*What to work on*:
Reproduce the lines below exactly, from the one containing "Write a Python" through the one containing "import plotly.graph_objects as go", both included. Leave out any pictures.

*Data for the task*:
╭──

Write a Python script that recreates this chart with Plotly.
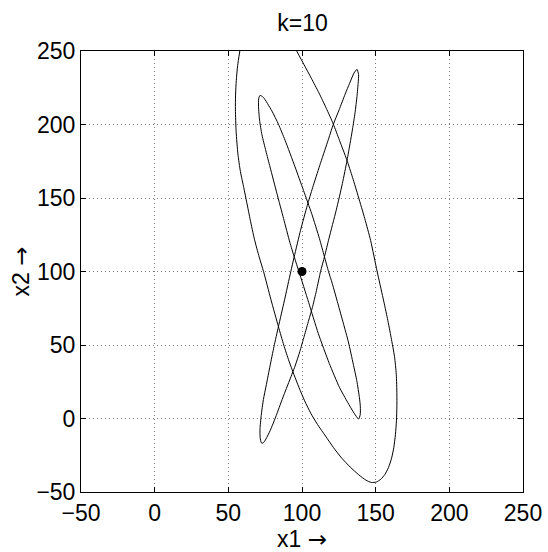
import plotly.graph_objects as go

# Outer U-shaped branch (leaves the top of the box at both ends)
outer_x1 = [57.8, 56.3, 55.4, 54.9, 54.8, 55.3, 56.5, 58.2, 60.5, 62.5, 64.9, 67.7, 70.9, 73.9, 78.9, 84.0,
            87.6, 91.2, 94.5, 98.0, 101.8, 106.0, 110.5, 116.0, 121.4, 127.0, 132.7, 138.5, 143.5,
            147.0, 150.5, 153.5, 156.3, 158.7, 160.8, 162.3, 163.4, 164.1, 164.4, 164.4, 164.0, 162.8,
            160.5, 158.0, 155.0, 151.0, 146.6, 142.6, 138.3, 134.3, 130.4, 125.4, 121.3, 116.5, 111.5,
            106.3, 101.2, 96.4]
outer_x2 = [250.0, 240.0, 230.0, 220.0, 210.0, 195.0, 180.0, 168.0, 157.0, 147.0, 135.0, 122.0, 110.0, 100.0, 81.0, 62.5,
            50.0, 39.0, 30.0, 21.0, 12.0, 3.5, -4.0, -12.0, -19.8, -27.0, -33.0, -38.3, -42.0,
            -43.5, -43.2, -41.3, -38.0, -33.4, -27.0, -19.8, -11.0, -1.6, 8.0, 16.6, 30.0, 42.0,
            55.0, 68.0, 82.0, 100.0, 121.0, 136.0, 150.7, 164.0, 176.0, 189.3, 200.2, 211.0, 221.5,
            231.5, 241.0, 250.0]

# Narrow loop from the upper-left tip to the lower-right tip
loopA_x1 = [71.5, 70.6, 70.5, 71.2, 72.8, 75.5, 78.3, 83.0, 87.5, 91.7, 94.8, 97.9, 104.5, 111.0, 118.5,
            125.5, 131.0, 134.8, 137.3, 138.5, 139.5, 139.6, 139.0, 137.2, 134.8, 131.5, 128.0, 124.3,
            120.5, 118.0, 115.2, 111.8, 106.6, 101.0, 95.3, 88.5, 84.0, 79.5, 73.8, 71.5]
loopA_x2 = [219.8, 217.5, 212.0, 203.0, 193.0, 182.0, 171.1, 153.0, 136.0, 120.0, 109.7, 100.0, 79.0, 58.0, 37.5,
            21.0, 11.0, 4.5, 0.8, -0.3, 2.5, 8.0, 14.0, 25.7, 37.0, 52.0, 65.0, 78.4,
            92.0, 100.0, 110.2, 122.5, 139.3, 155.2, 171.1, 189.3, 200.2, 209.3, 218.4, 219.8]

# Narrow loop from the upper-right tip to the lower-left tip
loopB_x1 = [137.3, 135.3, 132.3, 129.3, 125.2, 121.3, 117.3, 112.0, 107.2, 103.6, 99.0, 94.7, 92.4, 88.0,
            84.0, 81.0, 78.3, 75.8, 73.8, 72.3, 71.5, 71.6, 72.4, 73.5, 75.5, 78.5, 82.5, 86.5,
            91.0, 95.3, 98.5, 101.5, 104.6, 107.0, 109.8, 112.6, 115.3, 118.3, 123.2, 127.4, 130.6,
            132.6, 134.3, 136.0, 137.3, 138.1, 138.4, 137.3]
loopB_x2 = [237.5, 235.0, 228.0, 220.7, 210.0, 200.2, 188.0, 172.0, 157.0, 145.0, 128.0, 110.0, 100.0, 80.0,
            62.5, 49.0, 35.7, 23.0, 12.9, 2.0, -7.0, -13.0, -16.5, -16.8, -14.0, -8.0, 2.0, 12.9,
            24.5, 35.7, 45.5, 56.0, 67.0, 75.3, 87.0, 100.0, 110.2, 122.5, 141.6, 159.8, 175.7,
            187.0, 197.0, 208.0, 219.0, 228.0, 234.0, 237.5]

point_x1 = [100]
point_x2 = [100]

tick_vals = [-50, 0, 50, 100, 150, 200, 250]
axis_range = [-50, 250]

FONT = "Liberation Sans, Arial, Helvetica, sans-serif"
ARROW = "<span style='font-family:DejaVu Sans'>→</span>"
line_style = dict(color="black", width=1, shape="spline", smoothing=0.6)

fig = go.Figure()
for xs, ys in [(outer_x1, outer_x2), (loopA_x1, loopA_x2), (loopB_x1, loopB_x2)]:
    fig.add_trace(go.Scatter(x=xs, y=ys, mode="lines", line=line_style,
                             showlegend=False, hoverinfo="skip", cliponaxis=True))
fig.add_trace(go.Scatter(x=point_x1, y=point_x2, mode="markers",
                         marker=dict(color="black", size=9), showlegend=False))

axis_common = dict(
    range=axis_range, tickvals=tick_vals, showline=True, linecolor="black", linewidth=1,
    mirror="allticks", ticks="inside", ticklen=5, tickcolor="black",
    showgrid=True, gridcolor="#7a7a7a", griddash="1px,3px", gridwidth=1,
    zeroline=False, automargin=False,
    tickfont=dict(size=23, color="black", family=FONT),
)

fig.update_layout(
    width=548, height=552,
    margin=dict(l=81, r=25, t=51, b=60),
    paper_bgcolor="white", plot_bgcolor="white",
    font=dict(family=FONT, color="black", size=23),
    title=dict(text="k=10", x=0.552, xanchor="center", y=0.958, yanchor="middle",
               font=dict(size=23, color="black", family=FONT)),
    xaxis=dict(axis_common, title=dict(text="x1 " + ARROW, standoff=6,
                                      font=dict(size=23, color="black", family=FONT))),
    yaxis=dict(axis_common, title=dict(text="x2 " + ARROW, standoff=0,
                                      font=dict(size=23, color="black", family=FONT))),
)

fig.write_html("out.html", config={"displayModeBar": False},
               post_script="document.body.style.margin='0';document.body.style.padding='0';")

╰──
╭──

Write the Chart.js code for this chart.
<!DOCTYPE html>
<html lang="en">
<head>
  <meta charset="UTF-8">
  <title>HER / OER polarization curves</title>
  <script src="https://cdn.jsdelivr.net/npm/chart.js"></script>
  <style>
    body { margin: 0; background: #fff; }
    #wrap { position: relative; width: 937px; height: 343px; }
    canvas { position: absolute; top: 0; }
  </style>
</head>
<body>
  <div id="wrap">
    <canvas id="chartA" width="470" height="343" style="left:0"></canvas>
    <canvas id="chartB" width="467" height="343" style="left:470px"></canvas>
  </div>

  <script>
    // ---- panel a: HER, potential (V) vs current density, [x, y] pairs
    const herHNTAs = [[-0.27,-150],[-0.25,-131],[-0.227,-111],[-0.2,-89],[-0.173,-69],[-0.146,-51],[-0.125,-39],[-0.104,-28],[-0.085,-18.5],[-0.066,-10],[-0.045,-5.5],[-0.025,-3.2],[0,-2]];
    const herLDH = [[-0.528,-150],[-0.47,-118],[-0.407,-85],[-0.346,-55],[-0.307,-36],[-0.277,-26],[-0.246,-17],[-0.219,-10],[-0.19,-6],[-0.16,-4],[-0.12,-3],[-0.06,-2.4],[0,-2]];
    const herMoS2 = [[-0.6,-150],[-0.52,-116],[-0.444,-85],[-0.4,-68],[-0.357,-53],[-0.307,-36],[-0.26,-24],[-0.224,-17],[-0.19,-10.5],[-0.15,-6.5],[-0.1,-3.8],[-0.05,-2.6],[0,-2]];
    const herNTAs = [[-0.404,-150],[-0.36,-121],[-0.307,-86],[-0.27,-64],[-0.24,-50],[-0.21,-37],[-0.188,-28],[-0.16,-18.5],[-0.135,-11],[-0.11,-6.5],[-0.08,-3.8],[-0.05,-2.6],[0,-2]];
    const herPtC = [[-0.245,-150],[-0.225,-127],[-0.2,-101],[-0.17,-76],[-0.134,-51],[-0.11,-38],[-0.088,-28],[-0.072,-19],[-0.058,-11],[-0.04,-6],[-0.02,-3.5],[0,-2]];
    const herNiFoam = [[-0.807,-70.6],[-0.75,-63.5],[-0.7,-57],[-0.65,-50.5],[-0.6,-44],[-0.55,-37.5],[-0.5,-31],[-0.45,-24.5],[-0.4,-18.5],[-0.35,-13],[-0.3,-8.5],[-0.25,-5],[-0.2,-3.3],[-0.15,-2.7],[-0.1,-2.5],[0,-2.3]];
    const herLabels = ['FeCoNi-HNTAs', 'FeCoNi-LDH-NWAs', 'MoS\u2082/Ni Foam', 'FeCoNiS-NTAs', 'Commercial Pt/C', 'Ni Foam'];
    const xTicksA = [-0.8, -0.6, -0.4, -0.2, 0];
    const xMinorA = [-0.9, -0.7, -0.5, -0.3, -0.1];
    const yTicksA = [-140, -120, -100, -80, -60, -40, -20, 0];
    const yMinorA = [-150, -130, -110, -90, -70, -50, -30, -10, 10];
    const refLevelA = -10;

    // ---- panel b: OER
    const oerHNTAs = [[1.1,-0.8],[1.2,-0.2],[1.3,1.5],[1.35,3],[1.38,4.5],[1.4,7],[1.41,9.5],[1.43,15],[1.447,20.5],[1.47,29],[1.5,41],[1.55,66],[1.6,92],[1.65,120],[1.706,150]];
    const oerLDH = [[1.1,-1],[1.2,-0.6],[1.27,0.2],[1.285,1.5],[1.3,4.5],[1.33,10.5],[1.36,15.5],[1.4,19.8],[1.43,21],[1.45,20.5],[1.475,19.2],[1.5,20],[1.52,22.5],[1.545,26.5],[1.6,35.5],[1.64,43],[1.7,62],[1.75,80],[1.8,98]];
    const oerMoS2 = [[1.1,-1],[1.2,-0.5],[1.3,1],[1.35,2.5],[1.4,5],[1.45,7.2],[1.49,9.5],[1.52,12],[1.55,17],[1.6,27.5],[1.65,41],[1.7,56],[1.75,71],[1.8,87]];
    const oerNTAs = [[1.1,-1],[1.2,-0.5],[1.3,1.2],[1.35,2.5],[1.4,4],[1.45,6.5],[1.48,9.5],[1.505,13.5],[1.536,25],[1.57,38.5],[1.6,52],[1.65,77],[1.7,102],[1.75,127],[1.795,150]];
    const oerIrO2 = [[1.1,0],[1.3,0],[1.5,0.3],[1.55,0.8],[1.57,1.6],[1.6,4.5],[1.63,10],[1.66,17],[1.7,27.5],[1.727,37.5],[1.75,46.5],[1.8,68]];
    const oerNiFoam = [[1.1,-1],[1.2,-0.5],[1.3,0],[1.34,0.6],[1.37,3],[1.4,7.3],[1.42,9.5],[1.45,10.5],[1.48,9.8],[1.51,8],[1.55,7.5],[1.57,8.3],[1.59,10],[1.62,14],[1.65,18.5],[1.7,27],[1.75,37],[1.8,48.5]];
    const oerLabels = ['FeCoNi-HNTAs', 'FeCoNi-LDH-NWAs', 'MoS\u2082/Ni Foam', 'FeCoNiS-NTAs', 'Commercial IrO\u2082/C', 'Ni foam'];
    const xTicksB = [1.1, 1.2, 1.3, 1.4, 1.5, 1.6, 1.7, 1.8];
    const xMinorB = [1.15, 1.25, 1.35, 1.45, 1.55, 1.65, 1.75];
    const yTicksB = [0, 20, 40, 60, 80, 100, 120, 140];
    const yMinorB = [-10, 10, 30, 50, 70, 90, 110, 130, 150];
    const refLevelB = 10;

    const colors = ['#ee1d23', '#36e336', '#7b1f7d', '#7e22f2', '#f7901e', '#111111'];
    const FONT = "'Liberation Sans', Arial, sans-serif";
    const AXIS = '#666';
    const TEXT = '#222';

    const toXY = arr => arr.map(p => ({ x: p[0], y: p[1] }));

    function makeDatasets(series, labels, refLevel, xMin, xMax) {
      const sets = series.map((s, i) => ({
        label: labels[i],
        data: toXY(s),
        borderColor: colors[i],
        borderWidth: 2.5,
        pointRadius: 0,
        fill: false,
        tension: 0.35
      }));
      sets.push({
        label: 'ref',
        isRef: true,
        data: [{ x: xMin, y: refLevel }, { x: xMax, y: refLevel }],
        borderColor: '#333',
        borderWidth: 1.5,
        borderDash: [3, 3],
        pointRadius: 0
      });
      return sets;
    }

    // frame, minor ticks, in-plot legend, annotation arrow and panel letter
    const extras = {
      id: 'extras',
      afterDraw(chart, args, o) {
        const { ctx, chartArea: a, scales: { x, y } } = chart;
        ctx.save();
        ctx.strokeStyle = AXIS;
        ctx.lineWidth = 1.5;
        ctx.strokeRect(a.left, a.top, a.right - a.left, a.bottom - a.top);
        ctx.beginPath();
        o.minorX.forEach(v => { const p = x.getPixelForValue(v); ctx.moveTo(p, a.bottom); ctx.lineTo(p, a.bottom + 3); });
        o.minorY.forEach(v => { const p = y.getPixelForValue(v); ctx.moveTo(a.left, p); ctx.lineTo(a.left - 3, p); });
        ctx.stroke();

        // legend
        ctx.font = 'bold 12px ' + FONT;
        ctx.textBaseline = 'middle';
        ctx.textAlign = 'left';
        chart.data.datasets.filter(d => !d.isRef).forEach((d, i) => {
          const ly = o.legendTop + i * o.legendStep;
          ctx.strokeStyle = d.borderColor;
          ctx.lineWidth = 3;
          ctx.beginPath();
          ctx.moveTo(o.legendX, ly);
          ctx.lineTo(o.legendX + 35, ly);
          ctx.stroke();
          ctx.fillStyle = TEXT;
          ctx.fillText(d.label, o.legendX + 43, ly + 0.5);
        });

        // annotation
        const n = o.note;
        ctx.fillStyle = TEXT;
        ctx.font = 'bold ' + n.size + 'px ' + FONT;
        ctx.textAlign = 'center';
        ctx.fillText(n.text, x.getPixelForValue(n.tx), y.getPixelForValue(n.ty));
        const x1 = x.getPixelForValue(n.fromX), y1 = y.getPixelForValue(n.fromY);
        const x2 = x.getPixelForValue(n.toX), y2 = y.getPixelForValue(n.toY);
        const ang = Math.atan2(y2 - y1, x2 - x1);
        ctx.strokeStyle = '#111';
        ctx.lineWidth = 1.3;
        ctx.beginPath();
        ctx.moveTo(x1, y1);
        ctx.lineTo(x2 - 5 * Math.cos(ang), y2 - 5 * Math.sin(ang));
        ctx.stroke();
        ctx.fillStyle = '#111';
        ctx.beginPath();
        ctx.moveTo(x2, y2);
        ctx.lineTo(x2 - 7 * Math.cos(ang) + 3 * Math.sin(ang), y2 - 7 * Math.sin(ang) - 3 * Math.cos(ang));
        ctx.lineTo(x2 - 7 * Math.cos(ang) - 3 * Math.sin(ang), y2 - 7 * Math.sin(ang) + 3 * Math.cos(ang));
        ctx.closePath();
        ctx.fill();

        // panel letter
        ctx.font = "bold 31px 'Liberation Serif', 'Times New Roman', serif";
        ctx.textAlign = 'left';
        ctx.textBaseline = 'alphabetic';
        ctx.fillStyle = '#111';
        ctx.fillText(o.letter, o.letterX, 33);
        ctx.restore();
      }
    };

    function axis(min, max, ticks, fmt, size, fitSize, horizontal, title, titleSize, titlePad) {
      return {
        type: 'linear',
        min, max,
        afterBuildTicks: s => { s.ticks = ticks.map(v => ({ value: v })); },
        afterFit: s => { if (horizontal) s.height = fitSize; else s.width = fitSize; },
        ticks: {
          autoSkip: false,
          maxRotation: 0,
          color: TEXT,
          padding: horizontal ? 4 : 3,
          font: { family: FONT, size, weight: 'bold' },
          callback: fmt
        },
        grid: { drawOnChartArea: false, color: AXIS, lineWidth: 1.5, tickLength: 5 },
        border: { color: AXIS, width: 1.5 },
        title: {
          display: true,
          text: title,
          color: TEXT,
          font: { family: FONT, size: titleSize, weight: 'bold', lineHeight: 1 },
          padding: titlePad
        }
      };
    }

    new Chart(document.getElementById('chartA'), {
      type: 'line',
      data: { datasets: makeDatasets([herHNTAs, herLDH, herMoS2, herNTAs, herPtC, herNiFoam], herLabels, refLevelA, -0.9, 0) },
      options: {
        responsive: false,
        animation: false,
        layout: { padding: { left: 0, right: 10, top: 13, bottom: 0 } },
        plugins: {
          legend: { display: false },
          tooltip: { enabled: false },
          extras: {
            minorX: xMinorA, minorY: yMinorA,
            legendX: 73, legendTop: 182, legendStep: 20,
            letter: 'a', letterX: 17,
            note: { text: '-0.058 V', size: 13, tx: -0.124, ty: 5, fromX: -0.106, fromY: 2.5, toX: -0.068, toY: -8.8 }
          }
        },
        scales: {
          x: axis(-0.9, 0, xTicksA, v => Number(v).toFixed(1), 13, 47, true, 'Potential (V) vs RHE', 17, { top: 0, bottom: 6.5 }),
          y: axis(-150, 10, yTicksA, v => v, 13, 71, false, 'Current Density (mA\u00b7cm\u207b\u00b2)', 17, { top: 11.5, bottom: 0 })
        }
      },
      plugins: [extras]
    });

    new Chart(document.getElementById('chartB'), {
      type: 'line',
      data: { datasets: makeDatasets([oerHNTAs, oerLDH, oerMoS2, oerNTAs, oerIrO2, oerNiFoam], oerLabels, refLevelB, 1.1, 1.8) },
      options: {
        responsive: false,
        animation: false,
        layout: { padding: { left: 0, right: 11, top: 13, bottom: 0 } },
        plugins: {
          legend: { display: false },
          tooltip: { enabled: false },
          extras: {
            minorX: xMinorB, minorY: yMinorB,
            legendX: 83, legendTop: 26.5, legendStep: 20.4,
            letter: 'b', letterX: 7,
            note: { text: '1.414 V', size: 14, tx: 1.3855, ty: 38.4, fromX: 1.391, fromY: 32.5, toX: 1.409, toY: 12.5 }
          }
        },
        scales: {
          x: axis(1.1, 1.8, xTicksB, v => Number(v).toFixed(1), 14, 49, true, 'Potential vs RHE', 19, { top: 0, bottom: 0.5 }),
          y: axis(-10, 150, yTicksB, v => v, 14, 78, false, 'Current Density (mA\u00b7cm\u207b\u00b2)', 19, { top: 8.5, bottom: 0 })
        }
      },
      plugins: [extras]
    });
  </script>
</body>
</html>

╰──

*Result for this exercise*:
Write a Python script that recreates this chart with Plotly.
import plotly.graph_objects as go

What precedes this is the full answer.